== Given data ==

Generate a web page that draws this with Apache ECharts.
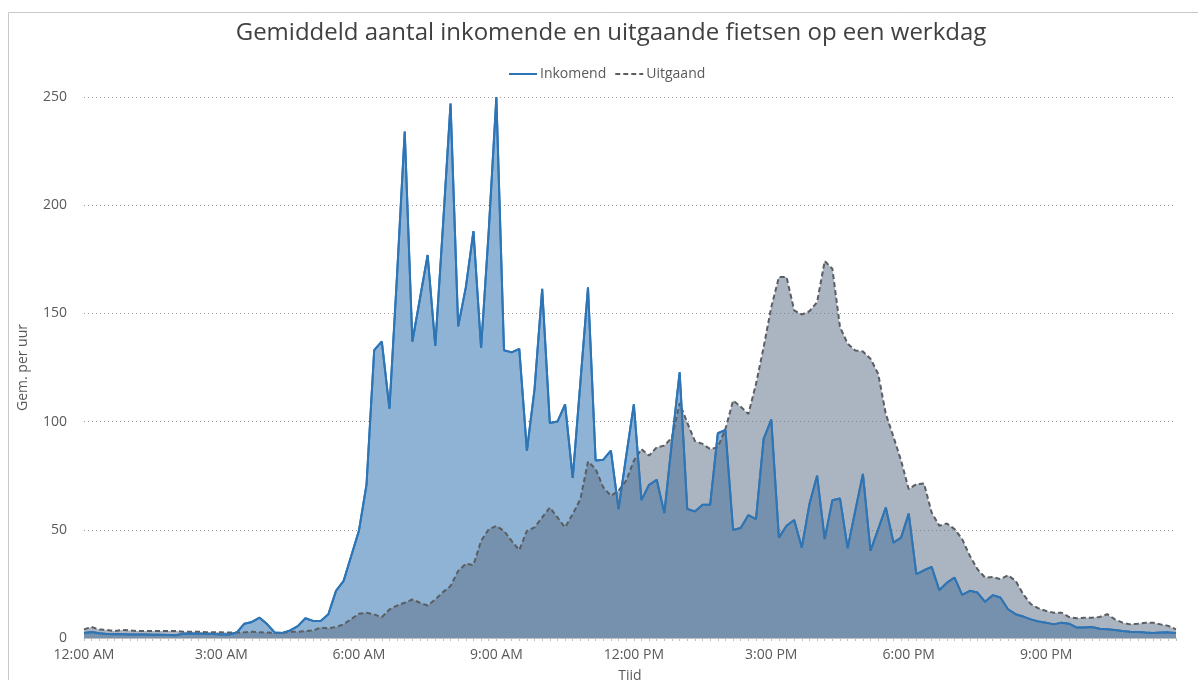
<!DOCTYPE html>
<html>
<head>
<meta charset="utf-8">
<script src="https://cdn.jsdelivr.net/npm/echarts@6/dist/echarts.min.js"></script>
<style>
  html, body { margin: 0; padding: 0; background: #fff; }
  #fietsen { width: 1198px; height: 680px; }
</style>
</head>
<body>
<div id="fietsen"></div>
<script>
// tijdstippen per 10 minuten, 12:00 AM t/m 11:50 PM
var tijden = [];
for (var h = 0; h < 24; h++) {
  for (var m = 0; m < 60; m += 10) {
    var uur = h % 12 === 0 ? 12 : h % 12;
    tijden.push(uur + ":" + (m < 10 ? "0" + m : m) + (h < 12 ? " AM" : " PM"));
  }
}

var inkomend = [
  2.3, 2.8, 2.2, 1.8, 1.7, 1.7, 1.6, 1.6, 1.6, 1.5, 1.5, 1.4,
  1.3, 2.0, 2.1, 2.0, 2.0, 1.8, 1.6, 1.6, 2.5, 6.6, 7.4, 9.4,
  6.3, 2.5, 2.3, 3.5, 5.5, 9.1, 7.9, 7.9, 11, 21.8, 26.4, 38,
  49.5, 71, 133, 137, 106, 168, 234, 137, 157, 177, 135, 190,
  247, 144, 162, 188, 134, 188, 250, 133, 132, 133.6, 86.6, 115,
  161.4, 99.4, 100, 108, 74, 118, 162, 82, 82.4, 86.6, 59.6, 84,
  108, 63.7, 70.8, 73.1, 57.7, 91, 122.8, 59.6, 58.5, 61.6, 61.6, 94.6,
  96.1, 49.9, 50.8, 56.8, 54.9, 92, 100.9, 46.4, 51.9, 54.5, 41.8, 61.9,
  75, 45.7, 63.7, 64.5, 41.5, 58.8, 75.8, 40.3, 50.3, 60.3, 44.1, 46.4,
  57.5, 29.5, 31.3, 32.9, 22.1, 25.6, 27.9, 19.9, 21.8, 21, 16.7, 19.8,
  18.7, 13.3, 11, 9.9, 8.6, 7.6, 7.1, 6.3, 7.1, 6.6, 4.8, 4.8,
  5.1, 4.3, 4, 3.7, 3.2, 2.9, 2.8, 2.5, 2.3, 2.5, 2.6, 2.3
];

var uitgaand = [
  4, 5.1, 3.9, 3.7, 3.2, 3.7, 3.5, 3.2, 3.2, 3.2, 3.2, 3.2,
  3.2, 2.9, 2.9, 2.9, 2.7, 2.6, 2.6, 2.5, 2.5, 2.6, 2.9, 2.6,
  2.5, 2.3, 2.4, 2.9, 2.9, 3.2, 3.5, 4.8, 4.5, 5.1, 6.3, 8.8,
  11.2, 11.7, 10.9, 9.6, 13.2, 15, 16.3, 17.8, 16.3, 15, 17.8, 21.2,
  24, 31, 34.3, 33.7, 44.9, 50.2, 51.8, 49.5, 44.9, 40.6, 49.5, 51.1,
  55.7, 60.3, 55.7, 51.1, 57.3, 64.2, 81.5, 78.1, 69.6, 65.7, 68.1, 72.7,
  81.9, 87.3, 84.3, 88.1, 88.9, 92.7, 108.5, 99.5, 91, 89.7, 87.3, 88.1,
  96.6, 109.7, 106.9, 103.5, 117.4, 134.4, 152.9, 166.8, 166.8, 151.4, 149.5, 151,
  155.2, 174.2, 170.6, 143.7, 136, 132.9, 132.4, 129, 122.1, 103.5, 93, 82,
  68.8, 71.1, 71.4, 58, 51.9, 52.9, 50.3, 45.7, 38, 31.8, 27.9, 28.2,
  27.2, 29, 26.4, 20.2, 15.6, 13.7, 12.5, 11.7, 11.7, 9.7, 9.1, 9.4,
  9.4, 9.7, 11, 8.6, 7.1, 6.3, 6.6, 7.1, 7.1, 6.3, 5.6, 4
];

var yTicks = [0, 50, 100, 150, 200, 250];

var fietsChart = echarts.init(document.getElementById("fietsen"));
var fietsOption = {
  animation: false,
  textStyle: {
    fontFamily: "Open Sans"
  },
  title: {
    text: "Gemiddeld aantal inkomende en uitgaande fietsen op een werkdag",
    left: 606,
    textAlign: "center",
    top: 16,
    textStyle: {
      fontFamily: "Open Sans",
      fontSize: 24,
      fontWeight: "normal",
      color: "#404040"
    }
  },
  legend: {
    data: ["Inkomend", "Uitgaand"],
    left: 503,
    top: 62,
    itemWidth: 28,
    itemHeight: 14,
    itemGap: 8,
    // alleen de lijn tonen, geen bolletje
    itemStyle: {
      opacity: 0
    },
    textStyle: {
      color: "#595959",
      fontSize: 14,
      padding: [0, 0, 0, -2]
    }
  },
  graphic: [
    {
      type: "line",
      shape: { x1: 8.5, y1: 12.5, x2: 1198, y2: 12.5 },
      style: { stroke: "#c8c8c8", lineWidth: 1 },
      silent: true
    },
    {
      type: "line",
      shape: { x1: 8.5, y1: 12.5, x2: 8.5, y2: 680 },
      style: { stroke: "#c8c8c8", lineWidth: 1 },
      silent: true
    }
  ],
  grid: {
    left: 84,
    right: 22,
    top: 97,
    bottom: 42,
    outerBoundsMode: "none"
  },
  xAxis: {
    type: "category",
    data: tijden,
    boundaryGap: false,
    name: "Tijd",
    nameLocation: "middle",
    nameGap: 31,
    nameTextStyle: {
      color: "#595959",
      fontSize: 14
    },
    axisLine: {
      lineStyle: {
        color: "#bfbfbf",
        width: 1
      }
    },
    axisTick: {
      show: true,
      interval: 0,
      length: 3,
      lineStyle: {
        color: "#bfbfbf"
      }
    },
    axisLabel: {
      //om de 3 uur een label
      interval: 17,
      color: "#595959",
      fontSize: 14,
      margin: 10
    },
    splitLine: {
      show: false
    }
  },
  yAxis: {
    type: "value",
    min: yTicks[0],
    max: yTicks[yTicks.length - 1],
    interval: 50,
    name: "Gem. per uur",
    nameLocation: "middle",
    nameGap: 54,
    nameTextStyle: {
      color: "#595959",
      fontSize: 14
    },
    axisLine: {
      show: false
    },
    axisTick: {
      show: false
    },
    axisLabel: {
      color: "#595959",
      fontSize: 14,
      margin: 17
    },
    splitLine: {
      show: true,
      lineStyle: {
        color: "#9a9a9a",
        type: [1, 3],
        width: 1
      }
    }
  },
  series: [
    {
      name: "Inkomend",
      type: "line",
      data: inkomend,
      symbol: "none",
      z: 2,
      lineStyle: {
        color: "#2e75b6",
        width: 2
      },
      itemStyle: {
        color: "#2e75b6"
      },
      areaStyle: {
        color: "#8fb3d5",
        opacity: 1
      }
    },
    {
      name: "Uitgaand",
      type: "line",
      data: uitgaand,
      symbol: "none",
      z: 3,
      lineStyle: {
        color: "#5a5e63",
        width: 2,
        type: [5, 3]
      },
      itemStyle: {
        color: "#5a5e63"
      },
      areaStyle: {
        color: "rgba(94,115,138,0.53)",
        opacity: 1
      }
    },
    {
      // blauwe lijn nog een keer bovenop het grijze vlak
      name: "Inkomend",
      type: "line",
      data: inkomend,
      symbol: "none",
      z: 4,
      lineStyle: {
        color: "#2e75b6",
        width: 2
      },
      itemStyle: {
        color: "#2e75b6"
      }
    }
  ]
};
fietsChart.setOption(fietsOption);
</script>
</body>
</html>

== Your goal ==
Take the data above and repeat it exactly, leaving each picture out.

== Response to this exercise ==
Generate a web page that draws this with Apache ECharts.
<!DOCTYPE html>
<html>
<head>
<meta charset="utf-8">
<script src="https://cdn.jsdelivr.net/npm/echarts@6/dist/echarts.min.js"></script>
<style>
  html, body { margin: 0; padding: 0; background: #fff; }
  #fietsen { width: 1198px; height: 680px; }
</style>
</head>
<body>
<div id="fietsen"></div>
<script>
// tijdstippen per 10 minuten, 12:00 AM t/m 11:50 PM
var tijden = [];
for (var h = 0; h < 24; h++) {
  for (var m = 0; m < 60; m += 10) {
    var uur = h % 12 === 0 ? 12 : h % 12;
    tijden.push(uur + ":" + (m < 10 ? "0" + m : m) + (h < 12 ? " AM" : " PM"));
  }
}

var inkomend = [
  2.3, 2.8, 2.2, 1.8, 1.7, 1.7, 1.6, 1.6, 1.6, 1.5, 1.5, 1.4,
  1.3, 2.0, 2.1, 2.0, 2.0, 1.8, 1.6, 1.6, 2.5, 6.6, 7.4, 9.4,
  6.3, 2.5, 2.3, 3.5, 5.5, 9.1, 7.9, 7.9, 11, 21.8, 26.4, 38,
  49.5, 71, 133, 137, 106, 168, 234, 137, 157, 177, 135, 190,
  247, 144, 162, 188, 134, 188, 250, 133, 132, 133.6, 86.6, 115,
  161.4, 99.4, 100, 108, 74, 118, 162, 82, 82.4, 86.6, 59.6, 84,
  108, 63.7, 70.8, 73.1, 57.7, 91, 122.8, 59.6, 58.5, 61.6, 61.6, 94.6,
  96.1, 49.9, 50.8, 56.8, 54.9, 92, 100.9, 46.4, 51.9, 54.5, 41.8, 61.9,
  75, 45.7, 63.7, 64.5, 41.5, 58.8, 75.8, 40.3, 50.3, 60.3, 44.1, 46.4,
  57.5, 29.5, 31.3, 32.9, 22.1, 25.6, 27.9, 19.9, 21.8, 21, 16.7, 19.8,
  18.7, 13.3, 11, 9.9, 8.6, 7.6, 7.1, 6.3, 7.1, 6.6, 4.8, 4.8,
  5.1, 4.3, 4, 3.7, 3.2, 2.9, 2.8, 2.5, 2.3, 2.5, 2.6, 2.3
];

var uitgaand = [
  4, 5.1, 3.9, 3.7, 3.2, 3.7, 3.5, 3.2, 3.2, 3.2, 3.2, 3.2,
  3.2, 2.9, 2.9, 2.9, 2.7, 2.6, 2.6, 2.5, 2.5, 2.6, 2.9, 2.6,
  2.5, 2.3, 2.4, 2.9, 2.9, 3.2, 3.5, 4.8, 4.5, 5.1, 6.3, 8.8,
  11.2, 11.7, 10.9, 9.6, 13.2, 15, 16.3, 17.8, 16.3, 15, 17.8, 21.2,
  24, 31, 34.3, 33.7, 44.9, 50.2, 51.8, 49.5, 44.9, 40.6, 49.5, 51.1,
  55.7, 60.3, 55.7, 51.1, 57.3, 64.2, 81.5, 78.1, 69.6, 65.7, 68.1, 72.7,
  81.9, 87.3, 84.3, 88.1, 88.9, 92.7, 108.5, 99.5, 91, 89.7, 87.3, 88.1,
  96.6, 109.7, 106.9, 103.5, 117.4, 134.4, 152.9, 166.8, 166.8, 151.4, 149.5, 151,
  155.2, 174.2, 170.6, 143.7, 136, 132.9, 132.4, 129, 122.1, 103.5, 93, 82,
  68.8, 71.1, 71.4, 58, 51.9, 52.9, 50.3, 45.7, 38, 31.8, 27.9, 28.2,
  27.2, 29, 26.4, 20.2, 15.6, 13.7, 12.5, 11.7, 11.7, 9.7, 9.1, 9.4,
  9.4, 9.7, 11, 8.6, 7.1, 6.3, 6.6, 7.1, 7.1, 6.3, 5.6, 4
];

var yTicks = [0, 50, 100, 150, 200, 250];

var fietsChart = echarts.init(document.getElementById("fietsen"));
var fietsOption = {
  animation: false,
  textStyle: {
    fontFamily: "Open Sans"
  },
  title: {
    text: "Gemiddeld aantal inkomende en uitgaande fietsen op een werkdag",
    left: 606,
    textAlign: "center",
    top: 16,
    textStyle: {
      fontFamily: "Open Sans",
      fontSize: 24,
      fontWeight: "normal",
      color: "#404040"
    }
  },
  legend: {
    data: ["Inkomend", "Uitgaand"],
    left: 503,
    top: 62,
    itemWidth: 28,
    itemHeight: 14,
    itemGap: 8,
    // alleen de lijn tonen, geen bolletje
    itemStyle: {
      opacity: 0
    },
    textStyle: {
      color: "#595959",
      fontSize: 14,
      padding: [0, 0, 0, -2]
    }
  },
  graphic: [
    {
      type: "line",
      shape: { x1: 8.5, y1: 12.5, x2: 1198, y2: 12.5 },
      style: { stroke: "#c8c8c8", lineWidth: 1 },
      silent: true
    },
    {
      type: "line",
      shape: { x1: 8.5, y1: 12.5, x2: 8.5, y2: 680 },
      style: { stroke: "#c8c8c8", lineWidth: 1 },
      silent: true
    }
  ],
  grid: {
    left: 84,
    right: 22,
    top: 97,
    bottom: 42,
    outerBoundsMode: "none"
  },
  xAxis: {
    type: "category",
    data: tijden,
    boundaryGap: false,
    name: "Tijd",
    nameLocation: "middle",
    nameGap: 31,
    nameTextStyle: {
      color: "#595959",
      fontSize: 14
    },
    axisLine: {
      lineStyle: {
        color: "#bfbfbf",
        width: 1
      }
    },
    axisTick: {
      show: true,
      interval: 0,
      length: 3,
      lineStyle: {
        color: "#bfbfbf"
      }
    },
    axisLabel: {
      //om de 3 uur een label
      interval: 17,
      color: "#595959",
      fontSize: 14,
      margin: 10
    },
    splitLine: {
      show: false
    }
  },
  yAxis: {
    type: "value",
    min: yTicks[0],
    max: yTicks[yTicks.length - 1],
    interval: 50,
    name: "Gem. per uur",
    nameLocation: "middle",
    nameGap: 54,
    nameTextStyle: {
      color: "#595959",
      fontSize: 14
    },
    axisLine: {
      show: false
    },
    axisTick: {
      show: false
    },
    axisLabel: {
      color: "#595959",
      fontSize: 14,
      margin: 17
    },
    splitLine: {
      show: true,
      lineStyle: {
        color: "#9a9a9a",
        type: [1, 3],
        width: 1
      }
    }
  },
  series: [
    {
      name: "Inkomend",
      type: "line",
      data: inkomend,
      symbol: "none",
      z: 2,
      lineStyle: {
        color: "#2e75b6",
        width: 2
      },
      itemStyle: {
        color: "#2e75b6"
      },
      areaStyle: {
        color: "#8fb3d5",
        opacity: 1
      }
    },
    {
      name: "Uitgaand",
      type: "line",
      data: uitgaand,
      symbol: "none",
      z: 3,
      lineStyle: {
        color: "#5a5e63",
        width: 2,
        type: [5, 3]
      },
      itemStyle: {
        color: "#5a5e63"
      },
      areaStyle: {
        color: "rgba(94,115,138,0.53)",
        opacity: 1
      }
    },
    {
      // blauwe lijn nog een keer bovenop het grijze vlak
      name: "Inkomend",
      type: "line",
      data: inkomend,
      symbol: "none",
      z: 4,
      lineStyle: {
        color: "#2e75b6",
        width: 2
      },
      itemStyle: {
        color: "#2e75b6"
      }
    }
  ]
};
fietsChart.setOption(fietsOption);
</script>
</body>
</html>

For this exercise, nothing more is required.